At the stroke of the mid-morning hour, when the world is busy with their lives, the LGBTQ+ community will rise to life and freedom.
And they did.
Section 377 Verdict
Exactly a year ago, the Section 377 verdict was released. The colonial-era sodomy law that criminalized the simple lives of thousands of LGBT people, was finally struck down.
6th September 2018 is a day the LGBT community in India will never forget. The Navtoj Singh Johar vs Union of India case was a huge win, and one year is the perfect time to reflect on its victory.
"I was in the middle of a class when the Section 377 verdict was passed, we were a class of eight and the majority of us were a part of the LGBT community. I got a notification from the news app on my phone," Naina, 20 reminisced.
"I interrupted my teacher and simply told him that Section 377 was finally revoked. He smiled at me while the rest of the class was excited to discuss the whole situation. That class ended in a wholesome discussion about the LGBT community and what the verdict meant for us." she completed.
She explained that the verdict was so out of the blue that she could barely contain her excitement and that she could finally free herself of the unfair criminal tag. "I am a recognized human, like any other in the country, I finally feel like the constitution recognized me and it was like my entire life hadn't been a pointless passing phase."
"The terrible things I have heard from the people around me, all while being protected by the law under Section 377, and now I can go back to them with a stronger front and tell them exactly how wrong they were." Yash, 24 said.
"I haven't been very secretive about my sexuality, I'm openly gay and have been for almost 5 years now, it's been difficult and tiring, to say the least, but after the Section 377 verdict I feel like the constitution identified that the community isn't just random people, they're our people, the people of India, and they deserve the same rights as anyone else."
"For our country to take a constitutional step like this helps me understand that they don't see us as traitors or criminals. It helps me feel a little safer and less opposed to our own country. There's still a million more steps that need to be in place, but one step at a time we're getting there." he finished.

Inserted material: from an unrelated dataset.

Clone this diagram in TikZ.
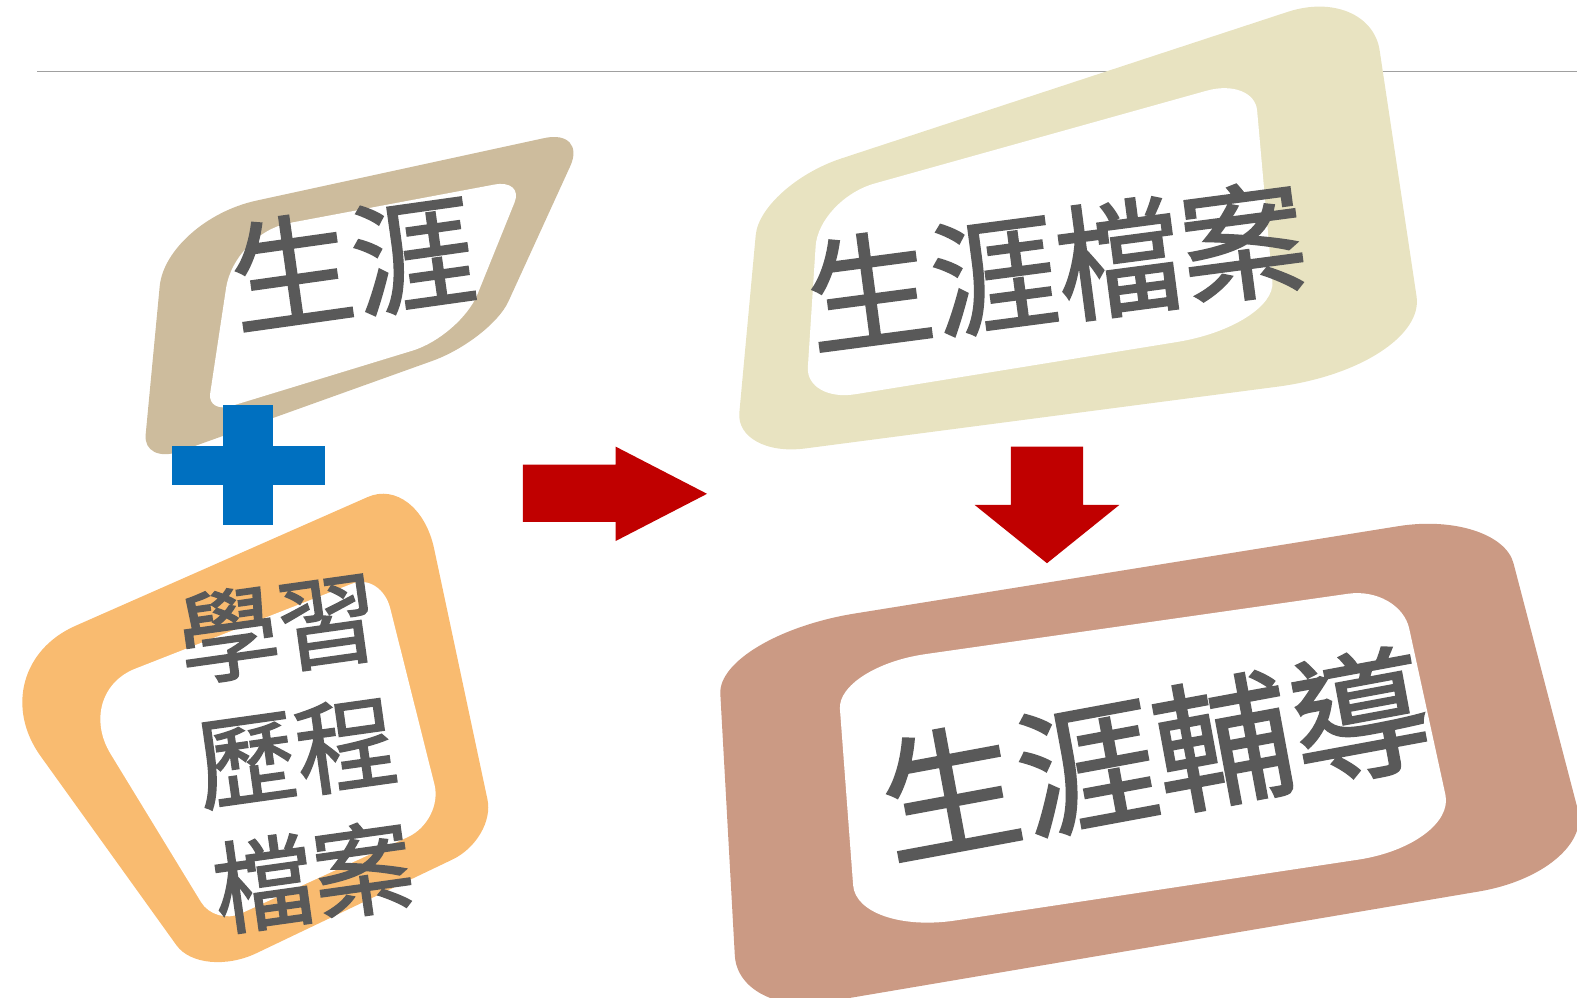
\documentclass[tikz,border=0pt]{standalone}
\usepackage{fontspec}
\usetikzlibrary{calc}
\newfontfamily\cjk[FakeBold=1.5]{Noto Sans CJK TC}
\definecolor{tanc}{RGB}{205,188,157}
\definecolor{orangec}{RGB}{249,187,112}
\definecolor{palec}{RGB}{232,227,193}
\definecolor{brownc}{RGB}{203,154,132}
\definecolor{textc}{RGB}{89,89,89}
\definecolor{bluec}{RGB}{0,112,192}
\definecolor{redc}{RGB}{192,0,0}
\definecolor{linec}{RGB}{160,160,160}
% rounded corner: #1 previous corner, #2 corner, #3 next corner, #4 distance in, #5 distance out
\newcommand\rcn[5]{-- ($(#2)!#4pt!(#1)$) .. controls ($(#2)!0.45*#4pt!(#1)$) and ($(#2)!0.45*#5pt!(#3)$) .. ($(#2)!#5pt!(#3)$)}
\tikzset{
  txt/.style={text=textc, inner sep=0pt},
}
\begin{document}
\begin{tikzpicture}[x=1pt,y=-1pt]
\useasboundingbox (0,0) rectangle (1568,992);
% top rule
\draw[linec, line width=1.3pt] (37,71) -- (1568,71);

% ---- shape 3 : 生涯檔案 ----
\coordinate (c1) at (756,184); \coordinate (c2) at (1362,-15);
\coordinate (c3) at (1419,365); \coordinate (c4) at (731,455);
\fill[palec] ($(c4)!0.5!(c1)$) \rcn{c4}{c1}{c2}{50}{85} \rcn{c1}{c2}{c3}{86}{66} \rcn{c2}{c3}{c4}{71}{150} \rcn{c3}{c4}{c1}{70}{45} -- cycle;
\coordinate (ci1) at (814,198); \coordinate (ci2) at (1247,77);
\coordinate (ci3) at (1269,324); \coordinate (ci4) at (801,400);
\fill[white] ($(ci4)!0.5!(ci1)$) \rcn{ci4}{ci1}{ci2}{47}{58} \rcn{ci1}{ci2}{ci3}{49}{33} \rcn{ci2}{ci3}{ci4}{44}{100} \rcn{ci3}{ci4}{ci1}{50}{35} -- cycle;

% ---- shape 1 : 生涯 ----
\coordinate (a1) at (165,219); \coordinate (a2) at (584,128);
\coordinate (a3) at (488,338); \coordinate (a4) at (142,462);
\fill[tanc] ($(a4)!0.5!(a1)$) \rcn{a4}{a1}{a2}{66}{92} \rcn{a1}{a2}{a3}{44}{41} \rcn{a2}{a3}{a4}{42}{62} \rcn{a3}{a4}{a1}{39}{30} -- cycle;
\coordinate (ai1) at (233,232); \coordinate (ai2) at (521,178);
\coordinate (ai3) at (458,334); \coordinate (ai4) at (206,411);
\fill[white] ($(ai4)!0.5!(ai1)$) \rcn{ai4}{ai1}{ai2}{55}{55} \rcn{ai1}{ai2}{ai3}{30}{25} \rcn{ai2}{ai3}{ai4}{45}{50} \rcn{ai3}{ai4}{ai1}{25}{20} -- cycle;

% ---- shape 2 : 學習歷程檔案 ----
\coordinate (b1) at (-22,665); \coordinate (b2) at (416,472);
\coordinate (b3) at (493,834); \coordinate (b4) at (200,974);
\fill[orangec] ($(b4)!0.5!(b1)$) \rcn{b4}{b1}{b2}{107}{106} \rcn{b1}{b2}{b3}{55}{75} \rcn{b2}{b3}{b4}{40}{48} \rcn{b3}{b4}{b1}{61}{42} -- cycle;
\coordinate (bi1) at (73,689); \coordinate (bi2) at (379,569);
\coordinate (bi3) at (441,816); \coordinate (bi4) at (214,920);
\fill[white] ($(bi4)!0.5!(bi1)$) \rcn{bi4}{bi1}{bi2}{71}{66} \rcn{bi1}{bi2}{bi3}{31}{37} \rcn{bi2}{bi3}{bi4}{37}{39} \rcn{bi3}{bi4}{bi1}{28}{27} -- cycle;

% ---- shape 4 : 生涯輔導 ----
\coordinate (d1) at (713,632); \coordinate (d2) at (1491,507);
\coordinate (d3) at (1585,867); \coordinate (d4) at (734,1011);
\fill[brownc] ($(d4)!0.5!(d1)$) \rcn{d4}{d1}{d2}{58}{139} \rcn{d1}{d2}{d3}{102}{55} \rcn{d2}{d3}{d4}{64}{116} \rcn{d3}{d4}{d1}{87}{61} -- cycle;
\coordinate (di1) at (832,663); \coordinate (di2) at (1392,583);
\coordinate (di3) at (1448,840); \coordinate (di4) at (852,930);
\fill[white] ($(di4)!0.5!(di1)$) \rcn{di4}{di1}{di2}{42}{89} \rcn{di1}{di2}{di3}{52}{43} \rcn{di2}{di3}{di4}{51}{99} \rcn{di3}{di4}{di1}{99}{50} -- cycle;

% plus sign
\fill[bluec] (222,403) rectangle (271,522);
\fill[bluec] (171,443) rectangle (323,482);

% arrows
\fill[redc] (520,462) -- (612,462) -- (612,444) -- (703,491) -- (612,538) -- (612,519) -- (520,519) -- cycle;
\fill[redc] (1005,444) -- (1077,444) -- (1077,502) -- (1113,502) -- (1041,560) -- (969,502) -- (1005,502) -- cycle;

% texts
\node[txt, rotate=8, font=\cjk\fontsize{122}{140}\selectfont] (t1) at (350,262) {生涯};
\node[txt, rotate=8, font=\cjk\fontsize{100}{125}\selectfont, align=center] (t2) at (294,748) {學習\\歷程\\檔案};
\node[txt, rotate=7.5, font=\cjk\fontsize{125}{140}\selectfont] (t3) at (1050,265) {生涯檔案};
\node[txt, rotate=10.5, font=\cjk\fontsize{138}{160}\selectfont] (t4) at (1148,750) {生涯輔導};
\end{tikzpicture}
\end{document}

The verdict may not have changed the entire country's outlook on the idea of sexual orientation, but it made the community feel recognized, united and more human.
"The first pride parade after the Section 377 verdict was the most liberating and joyous one I think I've ever seen. Thousands of people came together, feeling united and heard. That pride parade was about people feeling the reality of freedom, of acceptance and of true belonging. It wasn't about asking for freedom, it was about realizing we finally had it." Alex, 20 said.
"I'm gayer than ever." Maithili, 22 said, laughing at her own words, "I mean it's been such a wonderfully gay year, in the most literal sense. I know my neighbors, family, and colleagues still have their prejudices, but the fact that I can be open about my sexuality and the police won't come knocking at my door is reassuring." she said smiling.
"The mainstream media we see has changed so much over the year, we got a whole commercial film about gay people and their struggles! (Ek Ladki Ko Dekha Toh Aissa Laga) Amazon Prime had an openly gay character in their show Made In Heaven, Sacred Games gave us an ominous pansexual, Ganesh Gaitonde. The media had changed so much, it's great to see some representation after all these years." Asmita, 16 told us.
(In Picture: Asmita, 16, Student)
"I have been a gay rights activist for 5 years, and that verdict changed everything. It was everything I fought against for all those years, creating safe spaces, talking at panels, making the community feel heard, I felt like it all paid off. There's a lot more of the fight still left, but when the constitution recognizes you, that's where it gets just a tad bit easier for the rest of us." Ria, 19, said.
Just as Ria told us, the fight for the LGBT community still isn't over, but the verdict changed everything. It changed the identities, realities, and struggles of many LGBT people, and that's what it's all about, freedom and liberty for all.